Twenty-five defenders have played in the NHL since Olli was selected, and most players who make it, even defenders, make it within their first 2-or-3 years.
YES THERE ARE EXCEPTIONS. This is literally what the last 5 pages have been about, which I guess you skipped over. Obviously people are going to be concerned if he's 95% likely to bust even while still understanding that he could make it.
More importantly, though, it has
absolutely not been the "folly" of many past regimes to give up on prospects early. If anything, the mistake of previous regimes has been to cling to their prospects until they have no value: Jensen, Schroeder, Shinkaruk, etc.

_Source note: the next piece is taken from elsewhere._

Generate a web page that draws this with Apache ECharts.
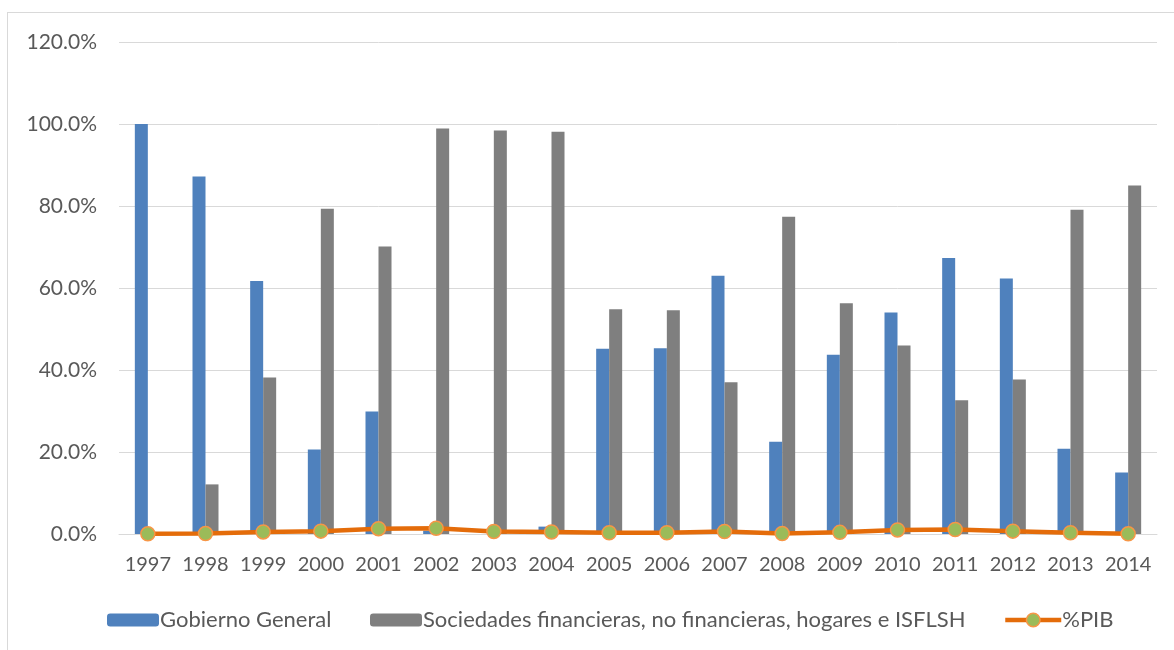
<!DOCTYPE html>
<html>
<head>
<meta charset="utf-8">
<script src="https://cdn.jsdelivr.net/npm/echarts@6/dist/echarts.min.js"></script>
<style>
  html, body { margin: 0; padding: 0; background: #fff; overflow: hidden; }
  #chart { position: absolute; left: 0; top: 0; width: 1174px; height: 650px; }
  .frame { position: absolute; left: 7px; top: 12px; width: 1300px; height: 800px;
           border: 1px solid #d9d9d9; pointer-events: none; }
</style>
</head>
<body>
<div id="chart"></div>
<div class="frame"></div>
<script>
const years = ['1997', '1998', '1999', '2000', '2001', '2002', '2003', '2004', '2005',
  '2006', '2007', '2008', '2009', '2010', '2011', '2012', '2013', '2014']
// % del total
const gobierno = [100, 87.2, 61.7, 20.6, 29.9, 0.8, 0, 1.8, 45.2,
  45.3, 63, 22.5, 43.7, 54, 67.3, 62.3, 20.8, 15]
const sociedades = [0, 12.1, 38.2, 79.3, 70.1, 98.9, 98.4, 98.1, 54.8,
  54.6, 37, 77.4, 56.3, 46, 32.6, 37.7, 79.1, 85]
const pib = [0.05, 0.1, 0.5, 0.7, 1.3, 1.4, 0.6, 0.5, 0.3,
  0.3, 0.6, 0.1, 0.4, 1.0, 1.1, 0.7, 0.3, 0.05]
const yTicks = [0, 20, 40, 60, 80, 100, 120]

const FONT = 'Lato'
const TXT = '#595959'

const chart = echarts.init(document.getElementById('chart'), null, { renderer: 'canvas' })

const legendBase = {
  top: 604,
  itemWidth: 52,
  itemHeight: 13,
  itemGap: 10,
  textStyle: { color: TXT, fontSize: 22, fontFamily: FONT, padding: [0, 0, 0, -4] },
  selectedMode: false,
}

chart.setOption({
  animation: false,
  backgroundColor: '#fff',
  textStyle: { fontFamily: FONT },
  grid: { left: 119, right: 17, top: 42, bottom: 116, outerBoundsMode: 'none' },
  legend: [
    { ...legendBase, left: 102, data: ['Gobierno General'] },
    { ...legendBase, left: 365, data: ['Sociedades financieras, no financieras, hogares e ISFLSH'] },
    {
      ...legendBase, left: 998, top: 604, itemWidth: 56, itemHeight: 17,
      data: [{
        name: '%PIB',
        lineStyle: { color: '#e46c0a', width: 4.5 },
        itemStyle: { color: '#9bbb59', borderColor: '#f79646', borderWidth: 1.5 },
      }],
    },
  ],
  xAxis: {
    type: 'category',
    data: years,
    axisLine: { lineStyle: { color: '#d9d9d9', width: 1 } },
    axisTick: { show: false },
    axisLabel: { color: TXT, fontSize: 20, fontFamily: FONT, margin: 21, interval: 0 },
  },
  yAxis: {
    type: 'value',
    min: yTicks[0],
    max: yTicks[yTicks.length - 1],
    interval: 20,
    axisLine: { show: false },
    axisTick: { show: false },
    axisLabel: {
      color: TXT, fontSize: 21, fontFamily: FONT, margin: 22,
      formatter: v => v.toFixed(1) + '%',
    },
    splitLine: { lineStyle: { color: '#d9d9d9', width: 1 } },
  },
  series: [
    {
      name: 'Gobierno General', type: 'bar', data: gobierno,
      barWidth: 13, barGap: '0%',
      itemStyle: { color: '#4f81bd' },
    },
    {
      name: 'Sociedades financieras, no financieras, hogares e ISFLSH', type: 'bar', data: sociedades,
      barWidth: 13, barGap: '0%',
      itemStyle: { color: '#7f7f7f' },
    },
    {
      name: '%PIB', type: 'line', data: pib,
      symbol: 'circle', symbolSize: 14, showSymbol: true,
      lineStyle: { color: '#e46c0a', width: 4.5 },
      itemStyle: { color: '#9bbb59', borderColor: '#f79646', borderWidth: 1.5 },
      z: 5,
    },
  ],
})
</script>
</body>
</html>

Seriously, why do people believe this? Because Cam Neely? There are basically ZERO examples since then of the Canucks giving up on a prospect who was tracking poorly and having them blow up in their face. We gave up on Alek Stojanov, trading him for Naslund. That worked out fine. Grabner and Hodgson were both players who were in the NHL and traded in high-value deals, not "given up on."
I wouldn't necessarily "write off a 1st round pick in their D+1" but let's play a game. Suppose I did. Look through every single first round pick the Canucks have made and let's say that I trade away every single one who was not tracking well in their D+1. What does that look like? Pettersson, Boeser, Horvat are all kept. Juolevi and Virtanen traded. Jensen, Schroeder and Gaunce are traded. Hodgson is kept. White is traded. Grabner kept. Bourdon and Schneider kept. Do I need to keep going? This is me taking the insane position you ascribed to me, trading away 1st rounders after their D+1, and I'm wondering when it will be folly? Eventually, I will trade somoene I shouldn't, but overwhelmingly I am going to come out ahead in the long run if I can trade all those eventual busts for new picks while they still have dat new prospect shine. I talk about this all the time but look at NYI selling off Griffin Reinhart and getting the Barzal pick. Brilliant. Or even Calgary harvesting the Andersson pick from us by "giving up" on Sven Baertschi.
The idea that teams/fans "give up too easily" is actually the exact opposite of the truth and is due to fear-mongering because everyone is terrified if doing the next Cam Neely trade. Which, by the way, isn't even a good example of this because he was playing in the NHL at the time just not getting offensive minutes.
Fans should give up
much faster and a smart team would be burning through their prospects every year. The fear of looking embarassed when that 1% of the time the player does develop late and getting tons of flak for it is just too scary for teams to consider it. In the corporate world, it is still better to fail conventionally than to succeed unconventionally.
Looks like I'd keep Nathan Smith though. Damn it.